Berlin (dpa)
Wie weit geht das Recht Sterbenskranker, Hilfe vom Staat beim Suizid zu bekommen? Ein Gutachten entfacht die emotionale Debatte um Sterbehilfe erneut.
Das Bundesverfassungsgericht muss nach Ansicht der Deutschen Stiftung Patientenschutz dringend Klarheit schaffen, ob Behörden tatsächlich Sterbehilfe leisten und Sterbewilligen den Zugang zu tödlichen Mitteln ermöglichen müssen. Stiftungsvorstand Eugen Brysch forderte die Bundesregierung auf, eine Entscheidung darüber in Karlsruhe zu suchen. Er sagte der dpa: „Es kann nicht sein, dass Verwaltungsbeamte über die Vergabe von Tötungsmitteln an Suizidwillige entscheiden.“
Gesundheitsminister Hermann Gröhe (CDU) argumentiert zwar auch: „Eine staatliche Behörde darf niemals Helfershelfer einer Selbsttötung werden.“ Doch er forderte in der „Frankfurter Allgemeinen Zeitung“ (Dienstag) den Bundestag auf, mit einem neuen Gesetz Klarheit bei der Hilfe zur Selbsttötung zu schaffen. Er erinnerte daran, dass der Bundestag im Herbst 2015 die organisierte Sterbehilfe mit großer Mehrheit verboten und zugleich die Versorgung Sterbenskranker (Palliativversorgung) verbessert habe.
Hintergrund der Vorstöße von Gröhe und Brysch sind jetzt bekannt gewordene verfassungsrechtliche Vorbehalte gegenüber eines Urteils des Bundesverwaltungsgerichts in Leipzig vom März 2017. Danach haben Schwerstkranke „in Extremfällen“ ein Recht, dass das Bundesinstitut für Arzneimittel und Medizinprodukte (BfArM) ihnen erlaubt, eine tödliche Dosis des Schlafmittels Natrium-Pentobarbital zu beziehen. Nach FAZ-Informationen sind inzwischen 83 solcher Anträge eingegangen.
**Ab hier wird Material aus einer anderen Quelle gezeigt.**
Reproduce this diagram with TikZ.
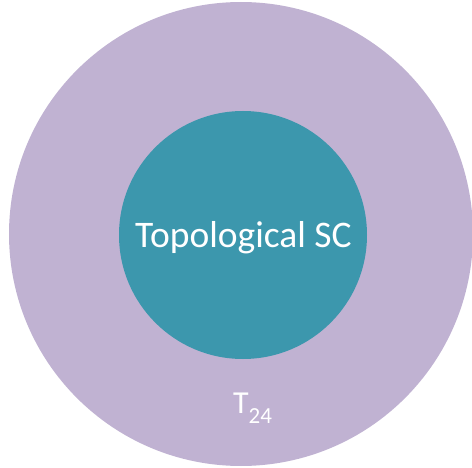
\documentclass[tikz,border=0pt]{standalone}
\usepackage{fontspec}
\setmainfont{Carlito}
\usetikzlibrary{positioning}
\definecolor{lavender}{HTML}{C0B2D2}
\definecolor{tealblue}{HTML}{3C97AD}
\tikzset{
  disc/.style={circle, inner sep=0pt},
  lbl/.style={text=white, inner sep=0pt, anchor=base}
}
\begin{document}
\begin{tikzpicture}[x=1pt, y=1pt]
    \useasboundingbox (0, 0) rectangle (472, 467);
    \node [disc, fill=lavender, minimum size=464pt] (outer) at (241, 233) {};
    \node [disc, fill=tealblue, minimum size=248pt] (inner) at (243, 232) {};
    \node [lbl, font=\fontsize{37.5}{37.5}\selectfont] (topo) at (243.5, 220) {Topological SC};
    \node [lbl, font=\fontsize{32}{32}\selectfont] (tlabel) at (252.5, 54) {T\raisebox{-10pt}{\fontsize{23}{23}\selectfont 24}};
\end{tikzpicture}
\end{document}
Das Institut vertritt jedoch die Auffassung, dass dies nicht zu seinen Kompetenzen gehöre. Es beauftragte den Verfassungsrechtler Udo di Fabio, die verfassungsrechtlichen Auswirkungen des Urteils zu klären und zu prüfen, inwieweit das Bundesinstitut verpflichtet werden kann, einem Sterbewilligen die tödlichen Mittel zu verschaffen oder ihm den Zugang zu ermöglichen.
Di Fabio hat nach dem vom BfArM am Montag veröffentlichten Gutachten verfassungsrechtliche Vorbehalte gegen das Urteil der Leipziger Richter. Diese stellten in ihrem Urteil vor allem auf das Persönlichkeitsrecht ab. Selbstbestimmung führe aber nicht zu einer Pflicht des Staates, sich an einer höchstpersönlichen Entscheidung zu beteiligen, hält di Fabio dem entgegen.
Der Gesetzgeber sei auch berechtigt, die Mittel zu verweigern, wenn er in einer Hilfe zur Selbsttötung die Gefahr sehe, künftig routinemäßig tödlich wirkende Substanzen ausgeben zu müssen, sobald ein Sterbewilliger danach frage.
Im November 2015 entschied der Bundestag, dass „geschäftsmäßige“ und auf Wiederholung angelegte Sterbehilfe in Deutschland verboten wird. Vereine oder Einzelpersonen dürfen demnach künftig keine Beihilfe zum Suizid als Dienstleistung anbieten. Mit einem neuen Straftatbestand drohen künftig bis zu drei Jahre Haft, wenn etwa einem unheilbar Krebskranken geschäftsmäßig ein tödliches Medikament gewährt wird.
Schon damals wurden Zweifel laut, ab der Begriff „geschäftsmäßig“ juristisch eindeutig ist. Kritiker hatten vor einer Kriminalisierung von Ärzten, die etwa in der Sterbebegleitung tätig sind, und einer Einschränkung des Selbstbestimmungsrechts der Betroffenen gewarnt. Der inzwischen gestorbene Bundestagsvizepräsident Peter Hintze (CDU) trat für die Möglichkeit des ärztlich begleiteten Suizids ein, konnte sich aber damit nicht durchsetzen.
Suizidversuche und Beihilfe zum Suizid sind nicht strafbar. Das heißt, wenn es nur beim Versuch der Selbsttötung bleibt, hat dies kein juristisches Nachspiel. Und es ist auch erlaubt, ein Mittel zur Selbsttötung bereitzustellen, das der Betroffene selbst einnimmt.